When my Christian colleagues heard the news, they
voluntarily informed my family and husband. They also
began to spread rumors around me concerning the direct
reasons of my decision. I paid no attention to this.
The most important thing for me was to announce my
Islam officially. I went to the Headquarters of the
Police and finished the matter officially (as one who
converts to Islam does in Egypt). I went back home to
find out that as soon as my husband heard the news, he
gathered his relatives and burnt all my clothes and
seized whatever money, jewelry and furniture I had.
That hurt me. But what hurt me more was him keeping
my children away from me. He did so to force me back
to the darkness of infidelity. I felt really sorry
about my children and feared that if they were going
to be brought up inside churches believing in trinity,
they would end up in the Hellfire with their father.
I made a
supplication for God to get my children back to me so
that I could bring them up Islamicly. God answered
me. A Muslim gentleman showed me how to claim custody
of my children. I went to the court putting the case
in front of the judge and introduced my certification
of declaring Islam.
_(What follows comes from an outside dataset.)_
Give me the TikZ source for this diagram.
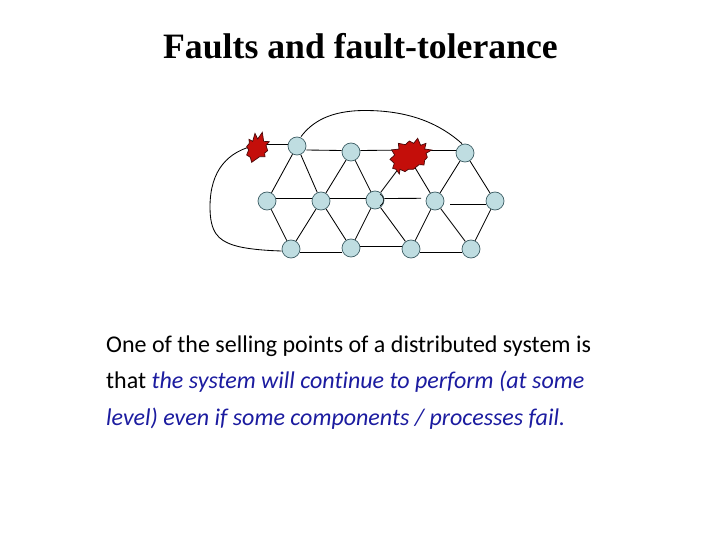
\documentclass[tikz,border=0pt]{standalone}
\usepackage{fontspec}
\usetikzlibrary{backgrounds}
\setmainfont{Liberation Serif}
\newfontfamily\bodyfont[Ligatures=NoCommon]{Carlito}
\definecolor{nodefill}{HTML}{BFDDE1}
\definecolor{nodeline}{HTML}{3F5F66}
\definecolor{burstred}{HTML}{C40E0A}
\definecolor{burstline}{HTML}{4A0808}
\definecolor{bodyblue}{HTML}{1C1CA0}
\tikzset{
 netnode/.style={circle,draw=nodeline,fill=nodefill,line width=0.7pt,minimum size=18pt,inner sep=0pt},
 link/.style={draw=black,line width=0.85pt},
 burst/.style={draw=burstline,fill=burstred,line width=0.7pt,line join=miter},
 bodytext/.style={anchor=base west,inner sep=0pt,font=\bodyfont\fontsize{24}{26}\selectfont}
}
\begin{document}
\begin{tikzpicture}[x=1pt,y=-1pt]
\useasboundingbox (0,0) rectangle (720,540);
\node[anchor=base,inner sep=0pt,font=\fontsize{35.7}{38}\selectfont\bfseries] (title) at (360.5,58.5) {Faults and fault-tolerance};
\coordinate (b1) at (257,147);
\coordinate (b2) at (408,156);
\coordinate (g1) at (421,198.3);
\coordinate (g2) at (450,204);
\node[netnode] (t1) at (297,146) {};
\node[netnode] (t2) at (351,152) {};
\node[netnode] (t4) at (465,153) {};
\node[netnode] (m1) at (267,201) {};
\node[netnode] (m2) at (321,201) {};
\node[netnode] (m3) at (375,200) {};
\node[netnode] (m4) at (435,201) {};
\node[netnode] (m5) at (495,201) {};
\node[netnode] (u1) at (291,249) {};
\node[netnode] (u2) at (351,248) {};
\node[netnode] (u3) at (411,249) {};
\node[netnode] (u4) at (471,249) {};
\begin{pgfonlayer}{background}
\fill[white] (0,0) rectangle (720,540);
\draw[link] ([yshift=3pt]b1) -- ([yshift=2pt]t1.west);
\draw[link] ([yshift=-4pt]t1.east) -- ([yshift=1.5pt]t2.west);
\draw[link] ([yshift=1.5pt]t2.east) -- ([yshift=6pt]b2);
\draw[link] ([yshift=6pt]b2) -- ([yshift=3pt]t4.west);
\draw[link] (t1) -- (m1);
\draw[link] (t1) -- (m2);
\draw[link] (t2) -- (m2);
\draw[link] (t2) -- (m3);
\draw[link] (b2) -- (m3);
\draw[link] (b2) -- (m4);
\draw[link] (t4) -- (m4);
\draw[link] (t4) -- (m5);
\draw[link] ([yshift=2.5pt]m1.east) -- ([yshift=2.5pt]m2.west);
\draw[link] ([yshift=2.5pt]m2.east) -- ([yshift=1.5pt]m3.west);
\draw[link] ([yshift=1.5pt]m3.east) -- (g1);
\draw[link] (g2) -- ([yshift=-3pt]m5.west);
\draw[link] (m1) -- (u1);
\draw[link] (m2) -- (u1);
\draw[link] (m2) -- (u2);
\draw[link] (m3) -- (u2);
\draw[link] (m3) -- (u3);
\draw[link] (m4) -- (u3);
\draw[link] (m4) -- (u4);
\draw[link] (m5) -- (u4);
\draw[link] ([yshift=-3pt]u1.east) -- ([yshift=-4pt]u2.west);
\draw[link] ([yshift=2pt]u2.east) -- ([yshift=3pt]u3.west);
\draw[link] ([yshift=-3pt]u3.east) -- ([yshift=-3pt]u4.west);
\draw[link] ([xshift=4pt]t1.north) .. controls (312,122) and (330,110.5) .. (365,110.5) .. controls (410,110.5) and (440,124) .. ([xshift=-3pt]t4.north);
\draw[link] ([yshift=2pt]b1) .. controls (228,151) and (210,170) .. (210,207) .. controls (210,232) and (218,240) .. (233,245) .. controls (245,249) and (265,250.5) .. ([yshift=-2pt]u1.west);
\end{pgfonlayer}
\draw[link,line width=0.6pt] (380,194) arc[start angle=-60,end angle=60,radius=7];
\begin{scope}[shift={(200,100)},x=0.3333pt,y=-0.3333pt]
\path[burst] (147,118) -- (158,124) -- (165,100) -- (173,117) -- (187,97) -- (191,124) -- (208,125) -- (198,136) -- (203,152) -- (194,159) -- (195,170) -- (179,170) -- (155,187) -- (151,172) -- (140,165) -- (146,150) -- (140,140) -- (148,130) -- cycle;
\end{scope}
\begin{scope}[shift={(350,100)},x=0.3333pt,y=-0.3333pt]
\path[burst] (145,130) -- (166,134) -- (178,123) -- (191,130) -- (203,115) -- (212,136) -- (228,130) -- (224,147) -- (245,150) -- (228,160) -- (232,172) -- (224,181) -- (222,195) -- (207,194) -- (190,208) -- (175,208) -- (165,215) -- (150,208) -- (148,222) -- (138,208) -- (128,205) -- (133,190) -- (120,178) -- (134,165) -- (125,150) -- (147,147) -- cycle;
\end{scope}
\node[bodytext] (l1) at (106,352) {One of the selling points of a distributed system is};
\node[bodytext] (l2) at (106,388.5) {that \textcolor{bodyblue}{\itshape the system will continue to perform (at some}};
\node[bodytext,text=bodyblue] (l3) at (106,425) {\itshape level) even if some components / processes fail.};
\end{tikzpicture}
\end{document}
The court supported the truth.
The judge officially invited my husband and gave him
these two choices: Either to accept Islam or the
marital status between us would end up according to
the Islamic legislation: It is not allowed for a
Muslim female to get married to a Non- Muslim male.
My husband arrogantly chose not to accept the true
religion. As a result, the judge made his statement
to separate us and gave me the right to the custody of
my children. In such case when the children are under
the age of reason, the law appoints the Muslim parent
as a custodian.
I thought that
my problems came to an end. Yet, I was annoyed by the
maltreatment of my ex-husband and relatives. They
began to spread rumors to destroy my self-confidence
and defame me. They also tried to convince other
Muslim families not to help or socialize with me.
Despite all these annoying circumstances, I remained
strong, adhering to my faith and overcoming every
trial to move from the true religion. I raised my
hands in supplication to God, The Owner of the Earth
and the Heaven, to grant me the power to face this
hardship and to ease my life. God, The Near, the most
Generous, answered me. A Muslim widow who had four
daughters and a son sympathized with me and admired my
brave attitude. Although she was poor, she had a
great character and offered me her only son,
Mohammed, who became a widow after his wife's death in
marriage.
I live happily
today with my Muslim husband, his family and my
children. In spite of the hard life we lead, we feel
content, satisfied and happy. My ex-husband's grudge
and the hostility of my Christian family didn't
prevent me from making continual supplication to God
to guide them to the right religion and to shower them
with His mercy as He, The Almighty, did with me.